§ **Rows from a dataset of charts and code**
'''

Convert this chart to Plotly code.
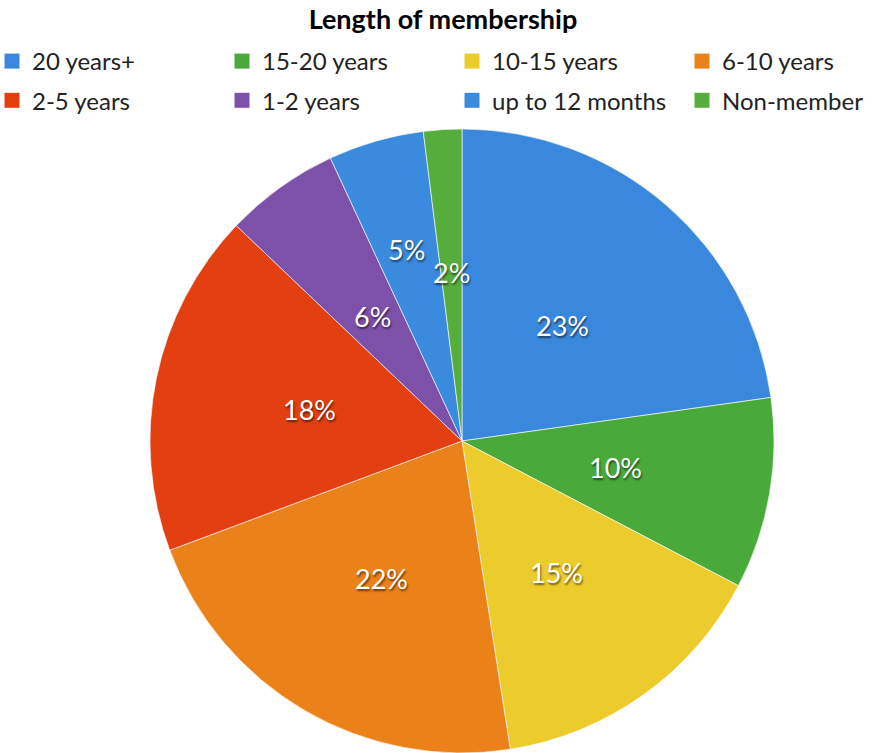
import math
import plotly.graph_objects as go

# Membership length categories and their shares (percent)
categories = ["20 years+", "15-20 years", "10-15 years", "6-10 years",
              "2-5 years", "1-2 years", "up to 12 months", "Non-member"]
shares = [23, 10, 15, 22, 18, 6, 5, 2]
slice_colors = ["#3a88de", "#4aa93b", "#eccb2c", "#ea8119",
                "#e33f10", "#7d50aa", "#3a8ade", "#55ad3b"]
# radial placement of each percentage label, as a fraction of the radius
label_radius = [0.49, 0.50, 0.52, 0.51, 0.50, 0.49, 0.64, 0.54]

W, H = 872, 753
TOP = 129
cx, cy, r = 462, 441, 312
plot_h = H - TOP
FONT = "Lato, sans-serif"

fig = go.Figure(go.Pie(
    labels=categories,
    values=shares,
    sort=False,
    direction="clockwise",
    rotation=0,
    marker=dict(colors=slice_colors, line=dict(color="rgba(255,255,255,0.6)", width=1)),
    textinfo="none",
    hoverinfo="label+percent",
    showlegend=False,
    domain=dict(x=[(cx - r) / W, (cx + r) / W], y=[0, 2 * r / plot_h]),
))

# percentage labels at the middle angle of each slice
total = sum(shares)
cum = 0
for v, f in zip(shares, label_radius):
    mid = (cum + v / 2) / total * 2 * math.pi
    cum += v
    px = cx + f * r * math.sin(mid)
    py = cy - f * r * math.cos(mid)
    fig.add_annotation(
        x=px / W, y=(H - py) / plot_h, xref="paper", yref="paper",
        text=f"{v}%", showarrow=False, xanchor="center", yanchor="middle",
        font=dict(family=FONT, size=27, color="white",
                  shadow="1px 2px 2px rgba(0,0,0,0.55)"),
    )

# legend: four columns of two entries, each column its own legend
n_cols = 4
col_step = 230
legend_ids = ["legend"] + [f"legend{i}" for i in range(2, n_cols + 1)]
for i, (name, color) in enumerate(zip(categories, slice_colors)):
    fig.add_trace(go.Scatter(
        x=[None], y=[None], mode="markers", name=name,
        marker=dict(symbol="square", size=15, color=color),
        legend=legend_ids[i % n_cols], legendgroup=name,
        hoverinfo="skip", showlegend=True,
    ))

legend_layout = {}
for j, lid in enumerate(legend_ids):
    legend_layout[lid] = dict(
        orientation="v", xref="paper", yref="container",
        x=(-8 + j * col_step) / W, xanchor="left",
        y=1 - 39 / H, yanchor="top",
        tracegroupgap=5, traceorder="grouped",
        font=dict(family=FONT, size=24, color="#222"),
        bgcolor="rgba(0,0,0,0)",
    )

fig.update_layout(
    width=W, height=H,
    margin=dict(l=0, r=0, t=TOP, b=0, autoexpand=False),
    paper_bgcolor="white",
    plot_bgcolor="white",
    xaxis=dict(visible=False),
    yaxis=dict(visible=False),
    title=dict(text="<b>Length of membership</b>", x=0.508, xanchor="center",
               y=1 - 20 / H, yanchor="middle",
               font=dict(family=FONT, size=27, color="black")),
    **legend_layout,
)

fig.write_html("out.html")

'''
'''

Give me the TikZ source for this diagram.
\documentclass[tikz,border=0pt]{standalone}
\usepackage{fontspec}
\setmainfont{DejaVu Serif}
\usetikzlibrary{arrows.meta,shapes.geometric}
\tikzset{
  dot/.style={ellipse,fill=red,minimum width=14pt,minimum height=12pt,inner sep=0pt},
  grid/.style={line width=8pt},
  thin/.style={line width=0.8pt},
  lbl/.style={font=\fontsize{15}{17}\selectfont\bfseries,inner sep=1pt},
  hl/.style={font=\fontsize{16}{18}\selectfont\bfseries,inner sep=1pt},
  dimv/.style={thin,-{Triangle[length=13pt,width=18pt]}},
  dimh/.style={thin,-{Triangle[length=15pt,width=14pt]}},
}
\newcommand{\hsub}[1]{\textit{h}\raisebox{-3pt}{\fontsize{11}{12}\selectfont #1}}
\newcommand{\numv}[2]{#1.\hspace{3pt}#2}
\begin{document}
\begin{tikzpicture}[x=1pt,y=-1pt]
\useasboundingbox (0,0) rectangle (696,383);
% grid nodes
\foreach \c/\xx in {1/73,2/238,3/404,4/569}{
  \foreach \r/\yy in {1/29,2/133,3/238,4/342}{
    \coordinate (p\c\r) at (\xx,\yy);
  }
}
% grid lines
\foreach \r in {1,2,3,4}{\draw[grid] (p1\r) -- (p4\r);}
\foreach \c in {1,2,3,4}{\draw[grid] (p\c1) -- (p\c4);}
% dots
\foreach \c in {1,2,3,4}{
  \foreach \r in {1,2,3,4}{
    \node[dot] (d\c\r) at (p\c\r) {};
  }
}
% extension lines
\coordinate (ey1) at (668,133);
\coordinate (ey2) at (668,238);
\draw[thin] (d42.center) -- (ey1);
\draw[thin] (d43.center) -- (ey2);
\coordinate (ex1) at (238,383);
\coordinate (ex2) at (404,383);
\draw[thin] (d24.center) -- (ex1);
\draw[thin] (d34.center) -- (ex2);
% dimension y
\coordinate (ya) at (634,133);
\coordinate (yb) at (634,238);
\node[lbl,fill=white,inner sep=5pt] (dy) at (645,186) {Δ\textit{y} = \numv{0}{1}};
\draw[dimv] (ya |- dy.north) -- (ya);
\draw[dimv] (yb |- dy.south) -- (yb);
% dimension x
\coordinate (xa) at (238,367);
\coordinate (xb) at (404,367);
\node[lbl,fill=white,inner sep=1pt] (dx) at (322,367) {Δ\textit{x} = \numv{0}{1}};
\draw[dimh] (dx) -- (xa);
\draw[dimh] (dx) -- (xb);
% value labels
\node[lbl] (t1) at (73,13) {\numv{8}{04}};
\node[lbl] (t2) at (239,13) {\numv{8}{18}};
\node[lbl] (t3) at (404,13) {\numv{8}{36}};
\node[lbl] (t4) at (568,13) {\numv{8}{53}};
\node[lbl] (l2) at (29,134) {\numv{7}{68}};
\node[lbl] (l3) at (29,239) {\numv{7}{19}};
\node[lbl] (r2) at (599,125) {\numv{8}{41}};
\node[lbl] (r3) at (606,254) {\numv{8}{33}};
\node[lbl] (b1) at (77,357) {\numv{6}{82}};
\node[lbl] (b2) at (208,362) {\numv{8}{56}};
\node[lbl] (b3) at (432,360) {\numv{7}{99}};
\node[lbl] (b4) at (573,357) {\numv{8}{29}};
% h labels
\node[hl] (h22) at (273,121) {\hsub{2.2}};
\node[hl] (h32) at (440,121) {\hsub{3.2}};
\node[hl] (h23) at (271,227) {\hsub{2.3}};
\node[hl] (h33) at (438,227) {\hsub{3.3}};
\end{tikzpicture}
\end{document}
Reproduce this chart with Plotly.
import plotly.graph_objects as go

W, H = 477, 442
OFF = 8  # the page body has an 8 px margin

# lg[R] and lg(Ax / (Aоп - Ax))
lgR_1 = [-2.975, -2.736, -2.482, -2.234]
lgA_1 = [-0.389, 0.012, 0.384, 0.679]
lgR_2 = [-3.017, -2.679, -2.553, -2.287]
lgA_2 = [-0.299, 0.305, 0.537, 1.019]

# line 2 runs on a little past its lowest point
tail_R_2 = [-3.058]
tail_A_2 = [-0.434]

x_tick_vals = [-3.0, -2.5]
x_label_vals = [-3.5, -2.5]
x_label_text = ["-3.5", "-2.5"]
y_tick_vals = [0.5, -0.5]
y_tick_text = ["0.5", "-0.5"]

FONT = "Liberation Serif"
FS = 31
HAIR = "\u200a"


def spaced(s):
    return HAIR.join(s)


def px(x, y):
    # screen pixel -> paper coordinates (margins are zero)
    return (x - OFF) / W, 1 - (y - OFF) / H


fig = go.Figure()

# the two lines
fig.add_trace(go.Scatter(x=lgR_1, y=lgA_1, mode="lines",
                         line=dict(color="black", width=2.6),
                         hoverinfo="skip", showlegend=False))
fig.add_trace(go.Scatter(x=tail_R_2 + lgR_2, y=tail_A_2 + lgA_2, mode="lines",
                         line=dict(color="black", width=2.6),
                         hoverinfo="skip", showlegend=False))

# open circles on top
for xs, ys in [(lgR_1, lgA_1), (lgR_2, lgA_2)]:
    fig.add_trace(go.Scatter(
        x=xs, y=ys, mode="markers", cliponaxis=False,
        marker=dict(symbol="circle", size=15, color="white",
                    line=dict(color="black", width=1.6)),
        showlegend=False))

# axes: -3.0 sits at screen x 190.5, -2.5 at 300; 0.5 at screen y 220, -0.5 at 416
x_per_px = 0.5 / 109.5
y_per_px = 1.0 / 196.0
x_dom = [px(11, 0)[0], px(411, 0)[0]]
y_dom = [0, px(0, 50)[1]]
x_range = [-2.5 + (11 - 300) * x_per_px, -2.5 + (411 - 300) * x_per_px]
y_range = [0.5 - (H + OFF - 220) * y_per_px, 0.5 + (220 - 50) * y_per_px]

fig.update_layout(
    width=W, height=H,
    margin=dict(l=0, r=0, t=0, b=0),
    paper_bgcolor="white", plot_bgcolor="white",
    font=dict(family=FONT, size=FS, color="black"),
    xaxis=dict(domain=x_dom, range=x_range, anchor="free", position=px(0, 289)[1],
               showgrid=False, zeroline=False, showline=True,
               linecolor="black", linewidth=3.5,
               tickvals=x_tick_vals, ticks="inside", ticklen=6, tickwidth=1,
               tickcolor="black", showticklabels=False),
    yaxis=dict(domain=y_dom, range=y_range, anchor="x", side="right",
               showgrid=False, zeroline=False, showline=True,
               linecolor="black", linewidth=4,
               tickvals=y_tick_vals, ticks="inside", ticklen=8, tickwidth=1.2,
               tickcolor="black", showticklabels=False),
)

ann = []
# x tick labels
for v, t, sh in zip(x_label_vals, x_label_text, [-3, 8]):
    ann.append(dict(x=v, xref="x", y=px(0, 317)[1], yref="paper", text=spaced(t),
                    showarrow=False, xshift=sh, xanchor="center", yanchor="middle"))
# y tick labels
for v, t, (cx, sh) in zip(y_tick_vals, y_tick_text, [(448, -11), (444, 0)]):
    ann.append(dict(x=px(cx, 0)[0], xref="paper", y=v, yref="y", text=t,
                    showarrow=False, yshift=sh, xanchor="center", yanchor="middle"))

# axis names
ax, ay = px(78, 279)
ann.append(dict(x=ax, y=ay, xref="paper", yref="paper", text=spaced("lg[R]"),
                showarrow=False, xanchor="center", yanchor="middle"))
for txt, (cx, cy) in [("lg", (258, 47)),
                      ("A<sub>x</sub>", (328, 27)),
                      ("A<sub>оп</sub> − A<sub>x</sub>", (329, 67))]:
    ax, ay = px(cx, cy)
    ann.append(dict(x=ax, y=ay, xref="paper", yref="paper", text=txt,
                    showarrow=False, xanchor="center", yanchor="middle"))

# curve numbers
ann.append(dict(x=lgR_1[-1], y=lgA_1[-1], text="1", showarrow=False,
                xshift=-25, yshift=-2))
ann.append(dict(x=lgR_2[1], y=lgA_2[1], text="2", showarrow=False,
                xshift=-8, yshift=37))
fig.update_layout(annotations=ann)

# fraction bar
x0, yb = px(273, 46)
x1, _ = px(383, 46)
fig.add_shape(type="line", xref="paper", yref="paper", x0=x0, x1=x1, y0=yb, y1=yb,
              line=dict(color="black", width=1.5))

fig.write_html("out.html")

'''

§ **Problem to solve**
Within the data above, count the lines that contain the string "this"; the reply is the number alone.

§ **Final result**
3